THE TASK | Set down, word for word, only the lines from the start of the records through the line bearing "const values = [n0, n1, n11, n2];"; include no pictures.

PROVIDED DATA |

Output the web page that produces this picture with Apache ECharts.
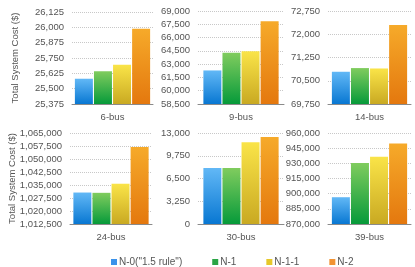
<!DOCTYPE html>
<html><head><meta charset="utf-8">
<script src="https://cdn.jsdelivr.net/npm/echarts@6/dist/echarts.min.js"></script>
<style>html,body{margin:0;padding:0;background:#fff}#c{width:415px;height:267px}</style>
</head><body><div id="c"></div>
<script>
const categories = ['6-bus','9-bus','14-bus','24-bus','30-bus','39-bus'];
const seriesNames = ['N-0("1.5 rule")','N-1','N-1-1','N-2'];
const n0  = [25581, 62290, 70790, 1030658, 7998, 896500];
const n1  = [25642, 64274, 70909, 1030490, 7990, 930400];
const n11 = [25695, 64466, 70896, 1035733, 11672, 936570];
const n2  = [25989, 67846, 72300, 1056936, 12435, 949500];
const yMin = [25375, 58500, 69750, 1012500, 0, 870000];
const yMax = [26125, 69000, 72750, 1065000, 13000, 960000];
const yInterval = [125, 1500, 750, 7500, 3250, 15000];
const values = [n0, n1, n11, n2];

const grads = [
  ['#62b8f6', '#0877d2'],
  ['#80cc5e', '#069a3a'],
  ['#fae448', '#c9a922'],
  ['#f6aa2a', '#e4780e']
];
const legendColors = ['#3a92ea', '#2aa545', '#e6c82a', '#f29333'];
function grad(i){
  return new echarts.graphic.LinearGradient(0,0,0,1,[{offset:0,color:grads[i][0]},{offset:1,color:grads[i][1]}]);
}
const gridPos = [
  {left:72, top:12, width:81, height:92},
  {left:198, top:11, width:86, height:93},
  {left:328, top:11, width:83, height:93},
  {left:70, top:133, width:82, height:91},
  {left:198, top:133, width:86, height:91},
  {left:328, top:133, width:83, height:91}
];
const font = 'Liberation Sans, Helvetica, Arial, sans-serif';
const grids=[], xAxes=[], yAxes=[], series=[];
categories.forEach((cat, g) => {
  grids.push(Object.assign({containLabel:false}, gridPos[g]));
  xAxes.push({
    type:'category', gridIndex:g, data:[cat],
    axisLine:{show:true, lineStyle:{color:'#8a8a8a', width:1}},
    axisTick:{show:false},
    axisLabel:{color:'#555', fontSize:9.5, fontFamily:font, margin:8}
  });
  yAxes.push({
    type:'value', gridIndex:g, min:yMin[g], max:yMax[g], interval:yInterval[g],
    name: (g===0||g===3) ? 'Total System Cost ($)' : '',
    nameLocation:'middle', nameGap: g===0 ? 52 : 53,
    nameMoveOverlap:false,
    nameTextStyle:{color:'#555', fontSize:9.5, fontFamily:font},
    axisLine:{show:false}, axisTick:{show:false},
    axisLabel:{color:'#555', fontSize:9.5, fontFamily:font, margin:8,
      formatter:v=>Number(v).toLocaleString('en-US')},
    splitLine:{show:true, lineStyle:{color:'#c8c8c8', type:[1,1], width:1}}
  });
  values.forEach((arr, s) => {
    series.push({
      type:'bar', name:seriesNames[s], xAxisIndex:g, yAxisIndex:g,
      data:[arr[g]], barWidth:18, barGap:'6%',
      itemStyle:{color:grad(s)},
      emphasis:{disabled:true}, animation:false
    });
  });
});
const chart = echarts.init(document.getElementById('c'), null, {renderer:'canvas'});
chart.setOption({
  animation:false,
  grid:grids, xAxis:xAxes, yAxis:yAxes, series:series,
  legend:{
    top:252, left:106, itemWidth:6, itemHeight:6, itemGap:30,
    icon:'rect',
    textStyle:{color:'#555', fontSize:10, fontFamily:font, padding:[0,0,0,-3]},
    data: seriesNames.map((n,i)=>({name:n, itemStyle:{color:legendColors[i]}}))
  }
});
</script></body></html>
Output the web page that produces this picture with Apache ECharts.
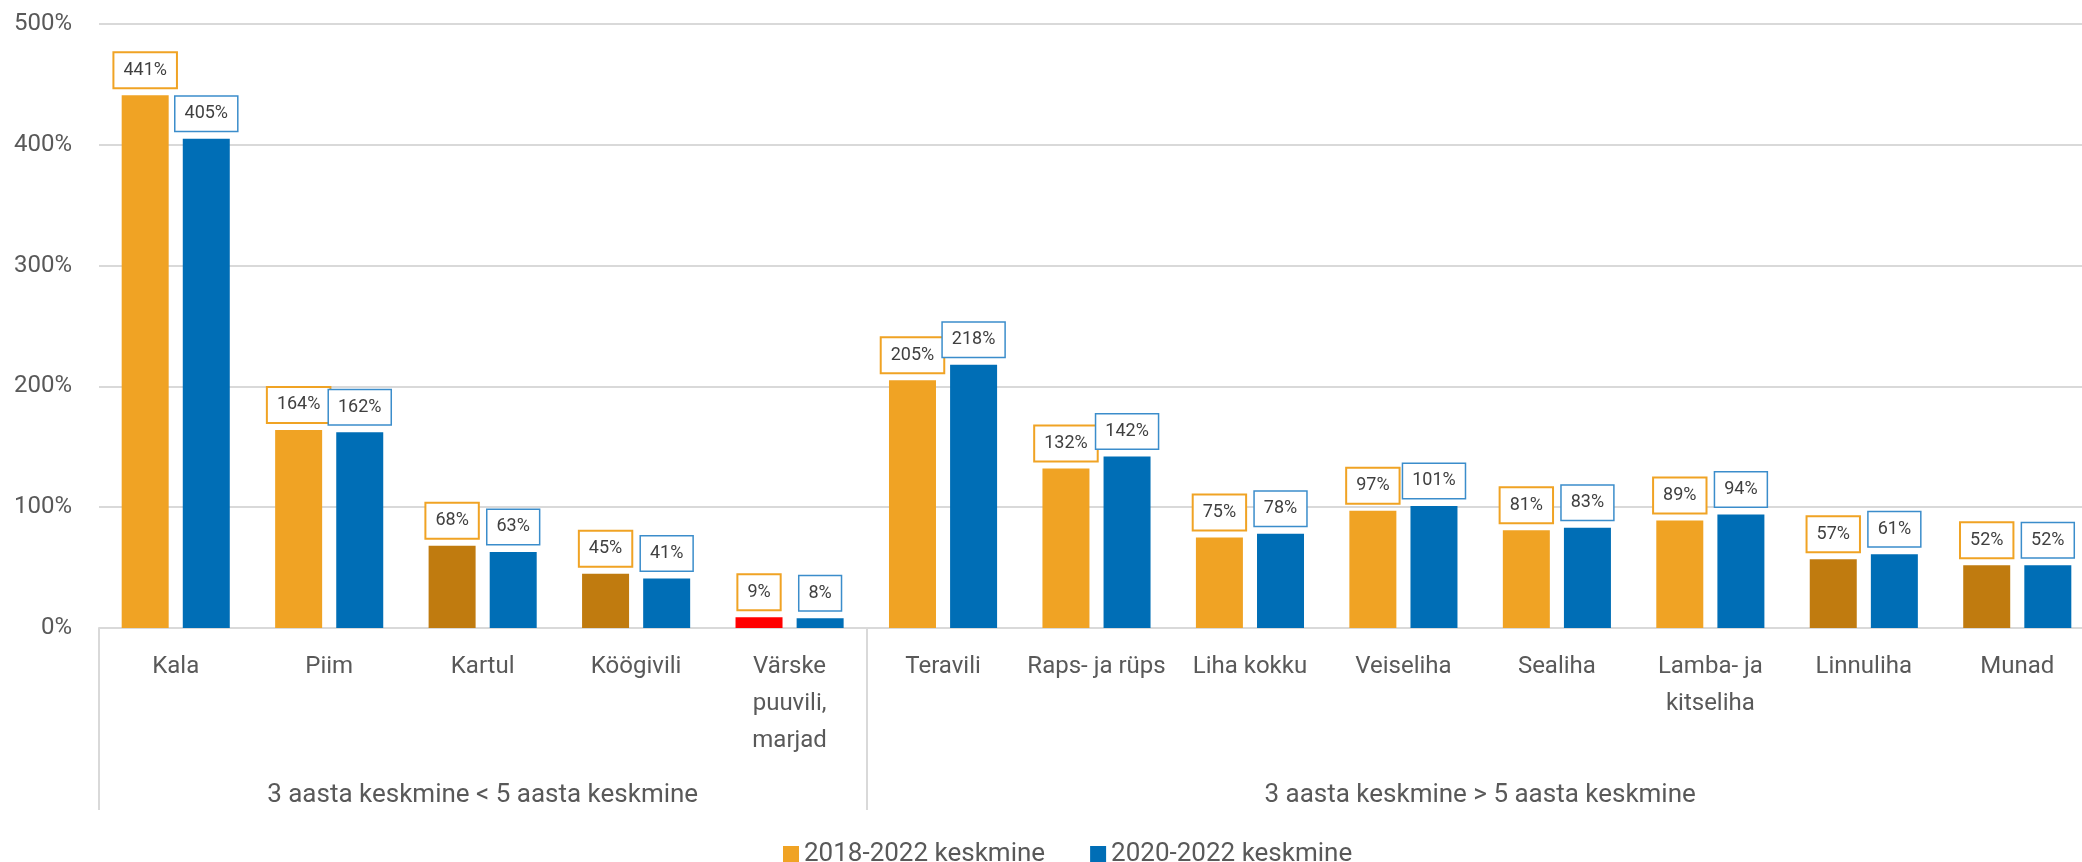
<!DOCTYPE html>
<html>
<head>
<meta charset="utf-8">
<script src="https://cdn.jsdelivr.net/npm/echarts@6/dist/echarts.min.js"></script>
<style>
  html, body { margin: 0; padding: 0; background: #fff; }
  #chart { width: 2082px; height: 862px; }
</style>
</head>
<body>
<div id="chart"></div>
<script>
// kategooriad ja väärtused
const categories = ['Kala', 'Piim', 'Kartul', 'Köögivili', 'Värske\npuuvili,\nmarjad',
  'Teravili', 'Raps- ja rüps', 'Liha kokku', 'Veiseliha', 'Sealiha', 'Lamba- ja\nkitseliha', 'Linnuliha', 'Munad'];
const avg2018_2022 = [441, 164, 68, 45, 9, 205, 132, 75, 97, 81, 89, 57, 52];
const avg2020_2022 = [405, 162, 63, 41, 8, 218, 142, 78, 101, 83, 94, 61, 52];
const seriesNames = ['2018-2022 keskmine', '2020-2022 keskmine'];
const groupNames = ['3 aasta keskmine < 5 aasta keskmine', '3 aasta keskmine > 5 aasta keskmine'];
const groupSizes = [5, 8];
const yTicks = [0, 100, 200, 300, 400, 500];

// värvid
const ORANGE = '#F0A324';
const BROWN = '#C07B0F';
const RED = '#FF0000';
const BLUE = '#006EB6';
const brownIdx = [2, 3, 11, 12];
const redIdx = [4];

// grupitelje jaoks poolsammudega punktid (piirid ja keskkohad)
const halfSteps = [];
const tickIdx = [0];
let pos = 0;
groupSizes.forEach(function (n, g) {
  for (let i = 0; i < n * 2; i++) halfSteps.push('');
  halfSteps[pos + n] = groupNames[g];
  pos += n * 2;
  tickIdx.push(pos);
});
halfSteps.push('');

const chart = echarts.init(document.getElementById('chart'));

const orangeData = avg2018_2022.map(function (v, i) {
  let c = null;
  if (brownIdx.indexOf(i) >= 0) c = BROWN;
  if (redIdx.indexOf(i) >= 0) c = RED;
  return c ? { value: v, itemStyle: { color: c } } : v;
});

const labelBase = {
  show: true,
  position: 'top',
  distance: 8,
  formatter: '{c}%',
  fontFamily: 'Roboto',
  fontSize: 18,
  lineHeight: 20,
  color: '#404040',
  backgroundColor: '#fff',
  padding: [7, 9]
};

const option = {
  animation: false,
  textStyle: { fontFamily: 'Roboto' },
  // joonis on paremalt ära lõigatud, seepärast laius üle serva
  grid: { left: 99, width: 1995, top: 24, bottom: 234, containLabel: false, outerBoundsMode: 'none' },
  legend: {
    data: seriesNames,
    left: 778,
    top: 836,
    icon: 'rect',
    itemWidth: 16,
    itemHeight: 16,
    itemGap: 45,
    textStyle: { fontSize: 26, color: '#595959', fontFamily: 'Roboto' }
  },
  xAxis: [
    {
      type: 'category',
      data: categories,
      axisLine: { lineStyle: { color: '#d9d9d9', width: 2 } },
      axisTick: { show: false },
      axisLabel: {
        interval: 0,
        margin: 20,
        fontSize: 24,
        lineHeight: 37,
        color: '#595959',
        fontFamily: 'Roboto'
      }
    },
    {
      type: 'category',
      position: 'bottom',
      data: halfSteps,
      boundaryGap: false,
      axisLine: { show: false },
      axisTick: {
        show: true,
        length: 182,
        interval: function (i) { return tickIdx.indexOf(i) >= 0; },
        lineStyle: { color: '#d9d9d9', width: 2 }
      },
      axisLabel: {
        interval: 0,
        margin: 154,
        fontSize: 26,
        color: '#595959',
        fontFamily: 'Roboto'
      }
    }
  ],
  yAxis: {
    type: 'value',
    min: yTicks[0],
    max: yTicks[yTicks.length - 1],
    interval: yTicks[1] - yTicks[0],
    axisLine: { show: false },
    axisTick: { show: false },
    splitLine: { lineStyle: { color: '#d9d9d9', width: 2 } },
    axisLabel: {
      formatter: '{value}%',
      fontSize: 24,
      color: '#595959',
      margin: 27,
      fontFamily: 'Roboto'
    }
  },
  series: [
    {
      name: seriesNames[0],
      type: 'bar',
      xAxisIndex: 0,
      barWidth: 47,
      barGap: '30%',
      itemStyle: { color: ORANGE },
      label: Object.assign({}, labelBase, { borderColor: ORANGE, borderWidth: 2 }),
      data: orangeData
    },
    {
      name: seriesNames[1],
      type: 'bar',
      xAxisIndex: 0,
      barWidth: 47,
      barGap: '30%',
      itemStyle: { color: BLUE },
      label: Object.assign({}, labelBase, { borderColor: '#3B8DCB', borderWidth: 1.5 }),
      data: avg2020_2022
    }
  ]
};

chart.setOption(option);
</script>
</body>
</html>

FINAL RESULT |
Output the web page that produces this picture with Apache ECharts.
<!DOCTYPE html>
<html><head><meta charset="utf-8">
<script src="https://cdn.jsdelivr.net/npm/echarts@6/dist/echarts.min.js"></script>
<style>html,body{margin:0;padding:0;background:#fff}#c{width:415px;height:267px}</style>
</head><body><div id="c"></div>
<script>
const categories = ['6-bus','9-bus','14-bus','24-bus','30-bus','39-bus'];
const seriesNames = ['N-0("1.5 rule")','N-1','N-1-1','N-2'];
const n0  = [25581, 62290, 70790, 1030658, 7998, 896500];
const n1  = [25642, 64274, 70909, 1030490, 7990, 930400];
const n11 = [25695, 64466, 70896, 1035733, 11672, 936570];
const n2  = [25989, 67846, 72300, 1056936, 12435, 949500];
const yMin = [25375, 58500, 69750, 1012500, 0, 870000];
const yMax = [26125, 69000, 72750, 1065000, 13000, 960000];
const yInterval = [125, 1500, 750, 7500, 3250, 15000];
const values = [n0, n1, n11, n2];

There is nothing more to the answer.